Since the mid-1970s, French has witnessed and reported on political events in Africa. In this book, he describes the unfolding crises in Liberia, Nigeria, and Zaïre/Congo from the 1990s onwards. With impressive insight, the author recognises and exposes external political influences. Although French focuses on local facets of African tragedies, he also succeeds in locating these events within broader international contexts. This analytical approach is most powerfully employed in the case of the former Zaïre. Diplomatic failures, corporate lust for African natural resources, and a general indifference towards African lives in Europe and the USA are identified as the central factors in bringing about the collapse of an entire region. As a result, some 2.5 million Africans, probably many more, have died since the fall of Mobuto. It will take decades for the country to recover and rehabilitate; it will never be possible to make up for the massive scale of human suffering.
To be sure, French is not trying to assign blame: those responsible for the Zaïre/Congo tragedy, either directly or indirectly, need no reminder.
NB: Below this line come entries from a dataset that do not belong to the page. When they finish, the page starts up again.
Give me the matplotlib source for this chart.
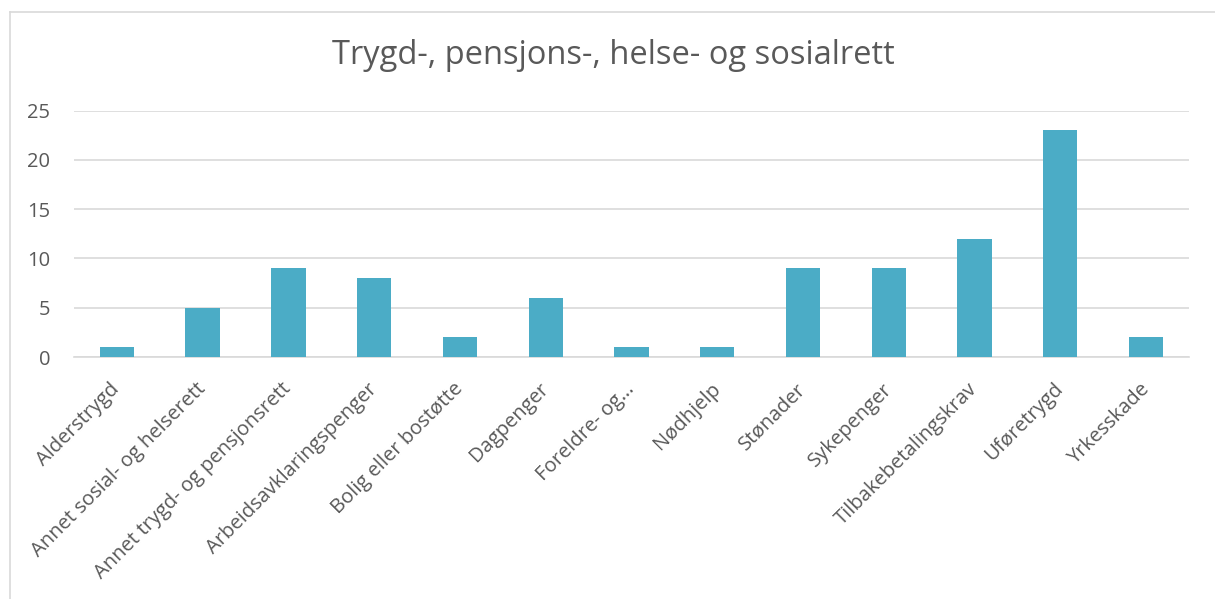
import matplotlib.pyplot as plt
from matplotlib.lines import Line2D

kategorier = ['Alderstrygd', 'Annet sosial- og helserett', 'Annet trygd- og pensjonsrett',
              'Arbeidsavklaringspenger', 'Bolig eller bostøtte', 'Dagpenger', 'Foreldre- og…',
              'Nødhjelp', 'Stønader', 'Sykepenger', 'Tilbakebetalingskrav', 'Uføretrygd', 'Yrkesskade']
antall = [1, 5, 9, 8, 2, 6, 1, 1, 9, 9, 12, 23, 2]
y_ticks = [0, 5, 10, 15, 20, 25]

plt.rcParams['font.family'] = ['Open Sans', 'DejaVu Sans']
tekst = '#595959'

fig = plt.figure(figsize=(12.15, 5.99), dpi=100)
ax = fig.add_axes([0.0609, 0.404, 0.9177, 0.4112])

x = range(len(kategorier))
ax.bar(x, antall, width=0.4, color='#4BACC6', zorder=3)
ax.set_xlim(-0.5, len(kategorier) - 0.5)
ax.set_ylim(0, 25)
ax.set_yticks(y_ticks)
ax.yaxis.grid(True, color='#D9D9D9', linewidth=1.2, zorder=0)
ax.set_xticks(list(x))
ax.set_xticklabels(kategorier, rotation=45, ha='right', va='center', rotation_mode='anchor')
ax.tick_params(axis='both', length=0, labelsize=14.5, colors=tekst)
ax.tick_params(axis='y', pad=17)
ax.tick_params(axis='x', pad=21)
for s in ['top', 'right', 'left']:
    ax.spines[s].set_visible(False)
ax.spines['bottom'].set_color('#D9D9D9')
ax.spines['bottom'].set_linewidth(1.2)

fig.text(0.505, 0.908, 'Trygd-, pensjons-, helse- og sosialrett', ha='center', va='center',
         fontsize=23.5, color=tekst)

# ramme (bare venstre og topp synlig i utsnittet)
x0, y0 = 10 / 1215, 1 - 12 / 599
fig.add_artist(Line2D([x0, x0], [0, y0], transform=fig.transFigure, color='#D9D9D9', linewidth=1.2))
fig.add_artist(Line2D([x0, 1], [y0, y0], transform=fig.transFigure, color='#D9D9D9', linewidth=1.2))

fig.savefig('out.png', dpi=100)
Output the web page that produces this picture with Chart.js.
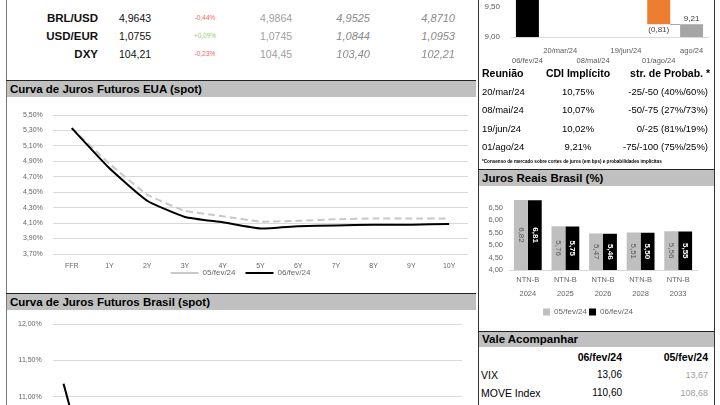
<!DOCTYPE html>
<html lang="pt-BR">
<head>
<meta charset="UTF-8">
<title>Painel de Mercado</title>
<script src="https://cdn.jsdelivr.net/npm/chart.js"></script>
<style>
    body { margin: 0; width: 720px; height: 405px; overflow: hidden; background: #fff; position: relative; font-family: "Liberation Sans", Arial, sans-serif; }
    .abs { position: absolute; white-space: nowrap; }
    .hdr { position: absolute; background: #c0c0c0; font-weight: bold; font-size: 11.5px; color: #000; line-height: 16px; padding-left: 3px; box-sizing: border-box; }
    .vl { position: absolute; width: 1px; background: #333; }
    .hl { position: absolute; height: 1px; background: #222; }
    canvas { position: absolute; }
</style>
</head>
<body>

<!-- bordas e cabeçalhos -->
<div class="vl" style="left:6px; top:0; height:405px; background:#777;"></div>
<div class="vl" style="left:478px; top:0; height:405px;"></div>
<div class="vl" style="left:714px; top:0; height:405px;"></div>

<div class="hl" style="left:6px; top:80px; width:470px;"></div>
<div class="hdr" style="left:7px; top:81px; width:469px; height:16px;">Curva de Juros Futuros EUA (spot)</div>
<div class="hl" style="left:6px; top:293px; width:470px;"></div>
<div class="hdr" style="left:7px; top:294px; width:469px; height:16px;">Curva de Juros Futuros Brasil (spot)</div>

<div class="hl" style="left:478px; top:169px; width:237px;"></div>
<div class="hdr" style="left:479px; top:170px; width:235px; height:16px;">Juros Reais Brasil (%)</div>
<div class="hl" style="left:478px; top:331px; width:237px;"></div>
<div class="hdr" style="left:479px; top:332px; width:235px; height:15px; line-height:15px;">Vale Acompanhar</div>

<canvas id="usChart" width="468" height="200" style="left:7px; top:98px;"></canvas>
<canvas id="brChart" width="468" height="241" style="left:7px; top:309px;"></canvas>
<canvas id="copomChart" width="235" height="195" style="left:479px; top:-130px;"></canvas>
<canvas id="realChart" width="236" height="141" style="left:479px; top:185px;"></canvas>

<script>
    // câmbio
    const fxNames = ['BRL/USD', 'USD/EUR', 'DXY'];
    const fxLast = ['4,9643', '1,0755', '104,21'];
    const fxChange = ['-0,44%', '+0,09%', '-0,23%'];
    const fxPrev = ['4,9864', '1,0745', '104,45'];
    const fxCol5 = ['4,9525', '1,0844', '103,40'];
    const fxCol6 = ['4,8710', '1,0953', '102,21'];

    // curva EUA
    const usTenors = ['FFR', '1Y', '2Y', '3Y', '4Y', '5Y', '6Y', '7Y', '8Y', '9Y', '10Y'];
    const us0502 = [5.33, 4.87, 4.47, 4.26, 4.19, 4.12, 4.13, 4.15, 4.16, 4.16, 4.16];
    const us0602 = [5.33, 4.81, 4.39, 4.18, 4.11, 4.03, 4.06, 4.07, 4.08, 4.08, 4.09];

    // curva Brasil (só o começo aparece)
    const brLabels = ['CDI', 'jan/25', 'jul/25', 'jan/26', 'jul/26', 'jan/27', 'jul/27', 'jan/28', 'jul/28', 'jan/29',
        'jul/29', 'jan/30', 'jul/30', 'jan/31', 'jan/32', 'jan/33', 'jan/34', 'jan/35', 'jan/36'];
    const br0502 = [11.18, 10.17, 9.96, 9.86, 9.85, 9.92, 10.02, 10.12, 10.21, 10.30, 10.38, 10.45, 10.50, 10.55, 10.60, 10.64, 10.68, 10.71, 10.74];
    const br0602 = [11.18, 10.17, 9.93, 9.82, 9.80, 9.86, 9.95, 10.05, 10.14, 10.22, 10.30, 10.37, 10.42, 10.48, 10.52, 10.56, 10.60, 10.63, 10.66];

    // copom
    const copomLabels = ['06/fev/24', '20/mar/24', '08/mai/24', '19/jun/24', '01/ago/24', 'ago/24'];
    const cdiStart = 11.15;
    const cdiPath = [10.75, 10.07, 10.02, 9.21];
    const meetings = ['20/mar/24', '08/mai/24', '19/jun/24', '01/ago/24'];
    const probs = ['-25/-50 (40%/60%)', '-50/-75 (27%/73%)', '0/-25 (81%/19%)', '-75/-100 (75%/25%)'];

    // juros reais
    const ntnbLabels = [['NTN-B', '2024'], ['NTN-B', '2025'], ['NTN-B', '2026'], ['NTN-B', '2028'], ['NTN-B', '2033']];
    const ntnb0502 = [6.82, 5.76, 5.47, 5.51, 5.56];
    const ntnb0602 = [6.81, 5.75, 5.46, 5.50, 5.55];

    // vale acompanhar
    const watchNames = ['VIX', 'MOVE Index'];
    const watch0602 = ['13,06', '110,60'];
    const watch0502 = ['13,67', '108,68'];

    function fmt(v) { return v.toFixed(2).replace('.', ','); }

    function put(text, x, y, css, align) {
        var d = document.createElement('div');
        d.className = 'abs';
        d.textContent = text;
        d.style.cssText = css;
        d.style.top = (y - 8) + 'px';
        d.style.lineHeight = '16px';
        if (align === 'right') d.style.right = (720 - x) + 'px';
        else if (align === 'center') { d.style.left = x + 'px'; d.style.transform = 'translateX(-50%)'; }
        else d.style.left = x + 'px';
        document.body.appendChild(d);
    }

    // tabela de câmbio
    for (var i = 0; i < fxNames.length; i++) {
        var y = 18 + i * 18;
        put(fxNames[i], 98, y, 'font-weight:bold; font-size:11.5px; color:#111;', 'right');
        put(fxLast[i], 119, y, 'font-size:10.5px; color:#111;');
        put(fxChange[i], 205, y, 'font-size:6.5px; color:' + (fxChange[i][0] === '-' ? '#ff5b5b' : '#8fcf70') + ';', 'center');
        put(fxPrev[i], 260, y, 'font-size:10.5px; color:#a0a0a0;');
        put(fxCol5[i], 370, y, 'font-size:11px; font-style:italic; color:#8a8a8a;', 'right');
        put(fxCol6[i], 455, y, 'font-size:11px; font-style:italic; color:#8a8a8a;', 'right');
    }

    // tabela copom
    put('Reunião', 482, 73, 'font-weight:bold; font-size:10.5px; color:#000;');
    put('CDI Implícito', 578, 73, 'font-weight:bold; font-size:10.5px; color:#000;', 'center');
    put('str. de Probab. *', 710, 73, 'font-weight:bold; font-size:10.5px; color:#000;', 'right');
    for (var i = 0; i < meetings.length; i++) {
        var y = 92 + i * 18.4;
        put(meetings[i], 482, y, 'font-size:9.5px; color:#000;');
        put(fmt(cdiPath[i]) + '%', 578, y, 'font-size:9.5px; color:#000;', 'center');
        put(probs[i], 708, y, 'font-size:9.5px; color:#000;', 'right');
    }
    put('*Consenso de mercado sobre cortes de juros (em bps) e probabilidades implícitas', 482, 162, 'font-weight:bold; font-size:4.6px; color:#000;');

    // vale acompanhar
    put('06/fev/24', 622, 357, 'font-weight:bold; font-size:10.5px; color:#000;', 'right');
    put('05/fev/24', 708, 357, 'font-weight:bold; font-size:10.5px; color:#000;', 'right');
    for (var i = 0; i < watchNames.length; i++) {
        var y = 375 + i * 18;
        put(watchNames[i], 481, y, 'font-size:10.5px; color:#000;');
        put(watch0602[i], 622, y, 'font-size:10px; color:#000;', 'right');
        put(watch0502[i], 708, y, 'font-size:9px; color:#a0a0a0;', 'right');
    }

    Chart.defaults.font.family = '"Liberation Sans", Arial, sans-serif';
    Chart.defaults.animation = false;

    // sobe a legenda para perto dos rótulos do eixo (como no Excel)
    const legendUp = {
        id: 'legendUp',
        afterLayout: function (chart) {
            chart.legend.top -= 11;
            chart.legend.bottom -= 11;
        }
    };

    function curveConfig(labels, d1, d2, yMin, yMax, step, pad, yPad) {
        return {
            type: 'line',
            data: {
                labels: labels,
                datasets: [
                    { label: '05/fev/24', data: d1, borderColor: '#c8c8c8', borderWidth: 2, borderDash: [7, 4], pointRadius: 0, tension: 0.15, order: 1 },
                    { label: '06/fev/24', data: d2, borderColor: '#000', borderWidth: 2, pointRadius: 0, tension: 0.15, order: 0 }
                ]
            },
            options: {
                responsive: false,
                layout: { padding: pad },
                scales: {
                    x: { offset: true, grid: { display: false, drawTicks: false }, border: { display: false },
                        ticks: { color: '#666', font: { size: 7 }, padding: 8 },
                        afterFit: function (s) { s.height = 16; } },
                    y: { min: yMin, max: yMax, grid: { color: '#d9d9d9', drawTicks: false }, border: { display: false },
                        ticks: { stepSize: step, color: '#666', font: { size: 7 }, padding: yPad, callback: function (v) { return fmt(v) + '%'; } } }
                },
                plugins: {
                    legend: { position: 'bottom', labels: { usePointStyle: true, pointStyle: 'line', pointStyleWidth: 28, boxHeight: 8, color: '#666', font: { size: 8 }, padding: 10,
                        sort: function (a, b) { return a.datasetIndex - b.datasetIndex; } } },
                    tooltip: { enabled: false }
                }
            },
            plugins: [legendUp]
        };
    }

    new Chart(document.getElementById('usChart'),
        curveConfig(usTenors, us0502, us0602, 3.7, 5.5, 0.2, { left: 6, right: 7, top: 17, bottom: 0 }, 10));
    new Chart(document.getElementById('brChart'),
        curveConfig(brLabels, br0502, br0602, 9.5, 12, 0.5, { left: 0, right: 13, top: 9, bottom: 0 }, 11));

    // cascata do CDI
    var wfData = [[9, cdiStart]];
    var prev = cdiStart;
    cdiPath.forEach(function (v) { wfData.push([v, prev]); prev = v; });
    wfData.push([9, prev]);
    var wfColors = copomLabels.map(function (l, i) { return i === 0 ? '#000' : (i === copomLabels.length - 1 ? '#a5a5a5' : '#ed7d31'); });

    const wfLabels = {
        id: 'wfLabels',
        afterDatasetsDraw: function (chart) {
            var ctx = chart.ctx, ys = chart.scales.y;
            var bars = chart.getDatasetMeta(0).data;
            var last = bars.length - 1;
            ctx.save();
            ctx.font = '8px "Liberation Sans"';
            ctx.fillStyle = '#404040';
            ctx.textAlign = 'center';
            bars.forEach(function (bar, i) {
                var lo = wfData[i][0], hi = wfData[i][1];
                if (i === 0 || i === last) {
                    ctx.textBaseline = 'bottom';
                    ctx.fillText(fmt(hi), bar.x, ys.getPixelForValue(hi) - 2);
                } else {
                    ctx.textBaseline = 'top';
                    ctx.fillText('(' + fmt(hi - lo) + ')', bar.x, ys.getPixelForValue(lo) + 1);
                }
                if (i < last) {
                    var end = i === 0 ? hi : lo;
                    var yy = Math.round(ys.getPixelForValue(end)) + 0.5;
                    ctx.strokeStyle = '#a6a6a6';
                    ctx.lineWidth = 1;
                    ctx.beginPath();
                    ctx.moveTo(bar.x + bar.width / 2, yy);
                    ctx.lineTo(bars[i + 1].x - bars[i + 1].width / 2, yy);
                    ctx.stroke();
                }
            });
            ctx.restore();
        }
    };

    new Chart(document.getElementById('copomChart'), {
        type: 'bar',
        data: { labels: copomLabels, datasets: [{ data: wfData, backgroundColor: wfColors, categoryPercentage: 0.7, barPercentage: 1 }] },
        options: {
            responsive: false,
            layout: { padding: { left: 0, right: 6, top: 11, bottom: 0 } },
            scales: {
                x: { grid: { display: false, drawTicks: false }, border: { color: '#d9d9d9' },
                    ticks: { autoSkip: false, maxRotation: 0, minRotation: 0, color: '#595959', font: { size: 7.5, lineHeight: 1.35 }, padding: 9,
                        callback: function (v, i) { return i % 2 ? [copomLabels[i], ''] : ['', copomLabels[i]]; } },
                    afterFit: function (s) { s.height = 28; } },
                y: { min: 9, max: 11.5, grid: { display: false, drawTicks: false }, border: { display: false },
                    ticks: { stepSize: 0.5, color: '#595959', font: { size: 8 }, padding: 11, callback: function (v) { return fmt(v); } },
                    afterFit: function (s) { s.width = 32; } }
            },
            plugins: { legend: { display: false }, tooltip: { enabled: false } }
        },
        plugins: [wfLabels]
    });

    // rótulos na vertical dentro das barras
    const barLabels = {
        id: 'barLabels',
        afterDatasetsDraw: function (chart) {
            var ctx = chart.ctx, bottom = chart.chartArea.bottom;
            chart.data.datasets.forEach(function (ds, i) {
                chart.getDatasetMeta(i).data.forEach(function (bar, j) {
                    ctx.save();
                    ctx.translate(bar.x, (bar.y + Math.min(bar.base, bottom)) / 2);
                    ctx.rotate(Math.PI / 2);
                    ctx.font = (i ? 'bold ' : '') + '8px "Liberation Sans"';
                    ctx.fillStyle = i ? '#fff' : '#595959';
                    ctx.textAlign = 'center';
                    ctx.textBaseline = 'middle';
                    ctx.fillText(fmt(ds.data[j]), 0, 0);
                    ctx.restore();
                });
            });
        }
    };

    new Chart(document.getElementById('realChart'), {
        type: 'bar',
        data: {
            labels: ntnbLabels,
            datasets: [
                { label: '05/fev/24', data: ntnb0502, backgroundColor: '#bfbfbf', categoryPercentage: 0.74, barPercentage: 1 },
                { label: '06/fev/24', data: ntnb0602, backgroundColor: '#000', categoryPercentage: 0.74, barPercentage: 1 }
            ]
        },
        options: {
            responsive: false,
            layout: { padding: { left: 0, right: 18, top: 0, bottom: 0 } },
            scales: {
                x: { grid: { display: false, drawTicks: false }, border: { color: '#d9d9d9' },
                    ticks: { maxRotation: 0, color: '#666', font: { size: 7.5, lineHeight: 1.85 }, padding: 3 },
                    afterFit: function (s) { s.height = 36; } },
                y: { min: 4, max: 7, grid: { display: false, drawTicks: false }, border: { display: false },
                    ticks: { stepSize: 0.5, autoSkip: false, color: '#666', font: { size: 7.5 }, padding: 6, callback: function (v) { return v > 6.5 ? '' : fmt(v); } },
                    afterFit: function (s) { s.width = 30; } }
            },
            plugins: {
                legend: { position: 'bottom', labels: { boxWidth: 7, boxHeight: 7, color: '#666', font: { size: 8 }, padding: 2 } },
                tooltip: { enabled: false }
            }
        },
        plugins: [barLabels]
    });
</script>
</body>
</html>
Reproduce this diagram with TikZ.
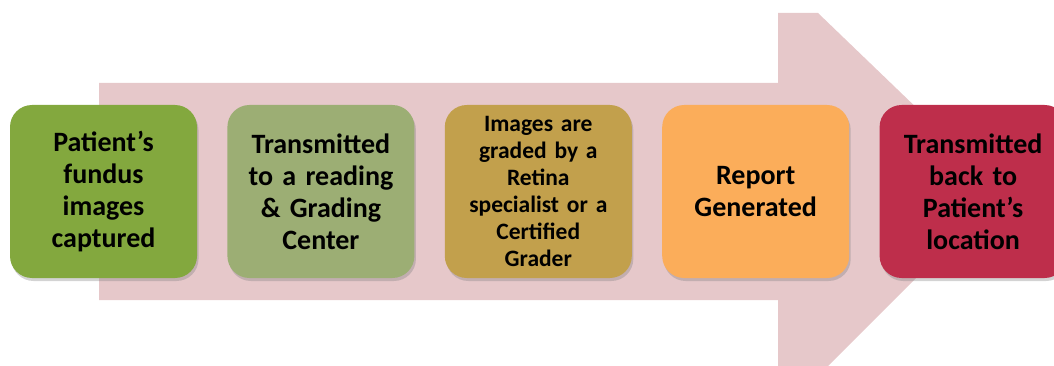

The importance of the book lies in the author's skill in demonstrating how external economic and political interests have colluded with local criminals and thus debilitated vast parts of an entire continent and the livelihoods of its peoples, and continue to do so. By taking sides in African conflicts, Western governments have frequently perpetuated and prolonged civil strife. Too often political choices are made not to act, when human tragedies are clearly in the making. Across Africa, external political influences have been catalysts for turmoil, collapse, and genocide.
Writing with compassion and a genuine commitment to draw attention to the plight of all too many Africans, French makes a strong case for supporting Africa when tragedies are looming. Regrettably, the hope for the continent that is referred to in the book's subtitle is not really explored or elaborated in any detail. But then, just by getting enough people to take greater notice of Africa and to acknowledge that the continent's development and democratisation should be of concern to all global citizens is in itself a sign of encouragement.